Like other pink Salmon hatcheries, the one at Tutka Bay has attracted scrutiny over the last couple of years over growing environmental concerns.

“The big issue that’s confronting us right now that seems to come up is the ocean carrying capacity,” Fandrei explained, “Whether we’re putting too many fish out in the ocean for the ocean to be able to support that number.”

The other issue raised by critics is a growing body of research indicating that biological problems can arise when pink salmon from hatcheries spawn with wild fish.

In response to concerns, the Board of Fisheries re-established its committee on hatcheries earlier this year.

The Alaska Department of Fish and Game is also in the midst of a multi-year study on hatchery pink and chum salmons’ interactions with wild stocks. That study is funded by several hatchery nonprofits and fish processors.

“So what we’re really interested in understanding is how aggregates of pink salmon in Prince William Sound and Chum Salmon in Southeast Alaska genetically vary from one another,” Chris Habicht, a geneticist working on the project, said.

Habicht said some species like sockeye can genetically vary within a single river system, but on the other side of that spectrum are pink and chum.

“Species like pink salmon have a much shallower population structure,” Habicht said. “In other words, genetically, they are more similar across a larger geographic area than other species of salmon.”

Habicht hopes the project will get researchers closer to understanding whether hatchery fish can skew the genetics of wild pinks and chums enough to make them less resilient over time.

Researchers also question if too many hatchery fish are being released into the waters of the Pacific between Russia, Alaska and Japan.

Greg Ruggerone with Seattle-based Natural Resource Consultants has published several studies on the abundance of salmon and their diets. By his estimates, pink salmon make up nearly 70 percent of all the salmon in the North Pacific. Even though hatchery pinks are only 15 percent of that total, it’s still a lot of fish.

“That 15 percent of hatchery pink salmon translates to about 82 million hatchery pink salmon,” Reuggerone said.
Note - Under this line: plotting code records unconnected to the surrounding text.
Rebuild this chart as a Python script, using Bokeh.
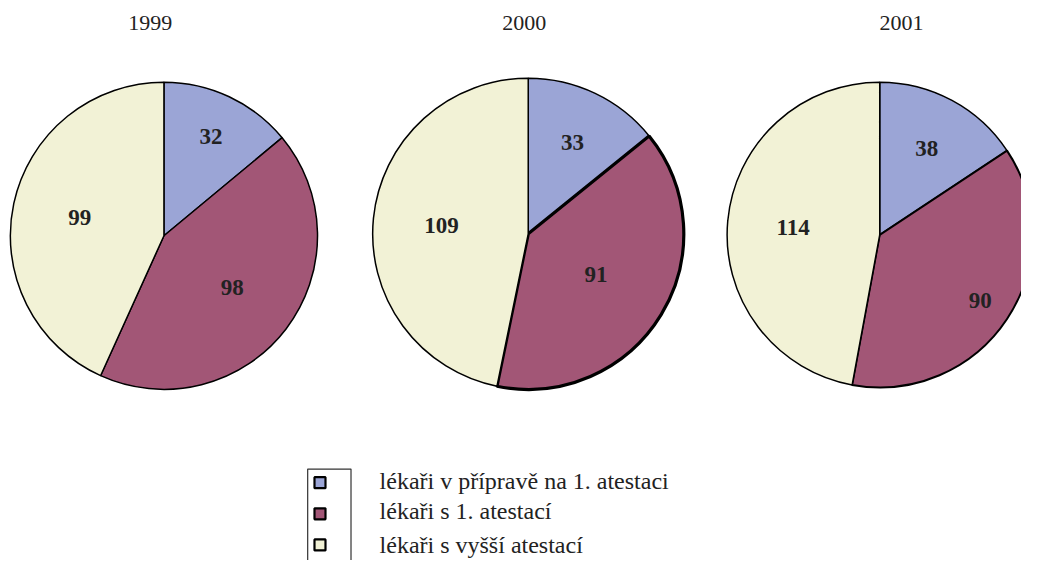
import math
from bokeh.plotting import figure
from bokeh.models import Range1d, ColumnDataSource
from bokeh.core.properties import value
from bokeh.embed import file_html
from bokeh.resources import INLINE

# ---- data ----
years = ["1999", "2000", "2001"]
categories = ["lékaři v přípravě na 1. atestaci", "lékaři s 1. atestací", "lékaři s vyšší atestací"]
v1999 = [32, 98, 99]
v2000 = [33, 91, 109]
v2001 = [38, 90, 114]
series = [v1999, v2000, v2001]

colors = ["#9BA5D6", "#A25676", "#F2F2D6"]
FONT = value("Liberation Serif")

W, H = 1021, 560
RW, RH = 1037, 576  # reference coordinate space


def sy(y):
    # screen y -> data y (data y grows upward)
    return RH - y


p = figure(width=W, height=H, output_backend="svg", toolbar_location=None,
           x_range=Range1d(0, RW), y_range=Range1d(0, RH),
           min_border=0)
p.axis.visible = False
p.grid.visible = False
p.outline_line_color = None
p.background_fill_color = "white"

# layout of pies (reference coords)
centers = [(166, 242), (536, 240), (893, 241)]
radii = [156, 158, 155]
title_x = [152, 532, 915]
# radial distance of labels as fraction of radius (per slice)
label_frac = [[0.72, 0.56, 0.56], [0.66, 0.51, 0.56], [0.65, 0.79, 0.57]]
line_w = [[1.5, 1.5, 1.5], [1.5, 3.2, 1.5], [1.5, 2.0, 1.5]]

for k, vals in enumerate(series):
    cx, cy = centers[k]
    r = radii[k]
    total = sum(vals)
    acc = 0.0
    xs, ys, sa, ea, fc, lw = [], [], [], [], [], []
    lx, ly, lt = [], [], []
    for i, v in enumerate(vals):
        a0 = acc / total * 2 * math.pi
        acc += v
        a1 = acc / total * 2 * math.pi
        sa.append(math.pi / 2 - a1)
        ea.append(math.pi / 2 - a0)
        xs.append(cx)
        ys.append(sy(cy))
        fc.append(colors[i])
        lw.append(line_w[k][i])
        mid = (a0 + a1) / 2
        d = label_frac[k][i] * r
        lx.append(cx + d * math.sin(mid))
        ly.append(sy(cy) + d * math.cos(mid))
        lt.append(str(v))
    src = ColumnDataSource(dict(x=xs, y=ys, sa=sa, ea=ea, fc=fc, lw=lw))
    p.wedge(x="x", y="y", radius=r, start_angle="sa", end_angle="ea",
            fill_color="fc", line_color="black", line_width="lw", source=src)
    p.text(x=lx, y=ly, text=lt, text_font=FONT, text_font_style="bold",
           text_font_size="23px", text_color="#222222",
           text_align="center", text_baseline="middle")
    p.text(x=[title_x[k]], y=[sy(23)], text=[years[k]], text_font=FONT,
           text_font_size="22px", text_color="#222222",
           text_align="center", text_baseline="middle")

# legend box
p.quad(left=[312], right=[356], top=[sy(482)], bottom=[sy(600)],
       fill_color=None, line_color="#333333", line_width=1.2)
leg_y = [496, 528, 560]
text_y = [494, 525, 560]
p.scatter(x=[324.5] * 3, y=[sy(v) for v in leg_y], marker="square", size=11,
          fill_color=colors, line_color="black", line_width=2.2)
p.text(x=[385] * 3, y=[sy(v) for v in text_y], text=categories, text_font=FONT,
       text_font_size="24px", text_color="#222222",
       text_align="left", text_baseline="middle")

open("out.html", "w").write(file_html(p, INLINE))
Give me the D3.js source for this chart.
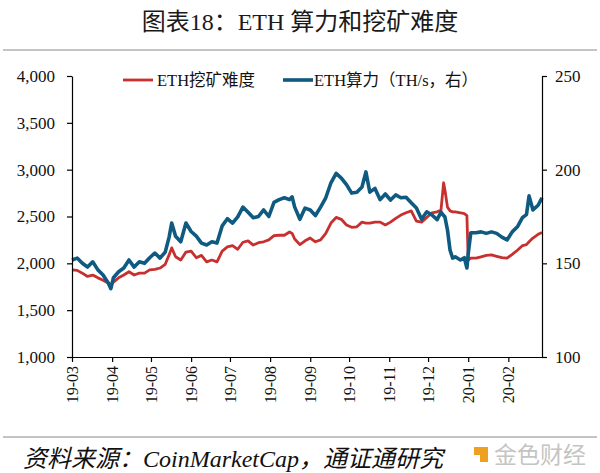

Pink salmon are aggressive feeders, and Ruggerone’s latest study found large numbers of them are severely depleting zooplankton supplies in the Bering Sea.

“The plankton are the building blocks for the north Pacific, supporting sockeye salmon. Those zooplankton also support other species that are consumed by chinook salmon or coho salmon,” Ruggerone explained.

Ruggerone said seabirds may also be suffering from that ripple in the food web, and research like this is leading to more scrutiny for hatchery operators like Fandrei.

Ruggerone said the industry takes these topics seriously, but when it comes to emergency petitions like the one the Board of Fish will consider next week, Fandrei is nervous about the outcome.

“I don’t want to see knee-jerk reactions, and I don’t want to see just an overzealous type change that could come up,” Fandrei said. “That might be something that would be negative to the hatchery program when it’s totally not necessary.”

It’s unlikely that the latest petition over the Solomon Gulch Hatchery will definitively tip the argument one way or the other, but both sides say it could signal a change in how the Board of Fish handles the growing body of concerns.

The board will take up the emergency petition on July 17, and its hatchery committee will meet for the first time in October.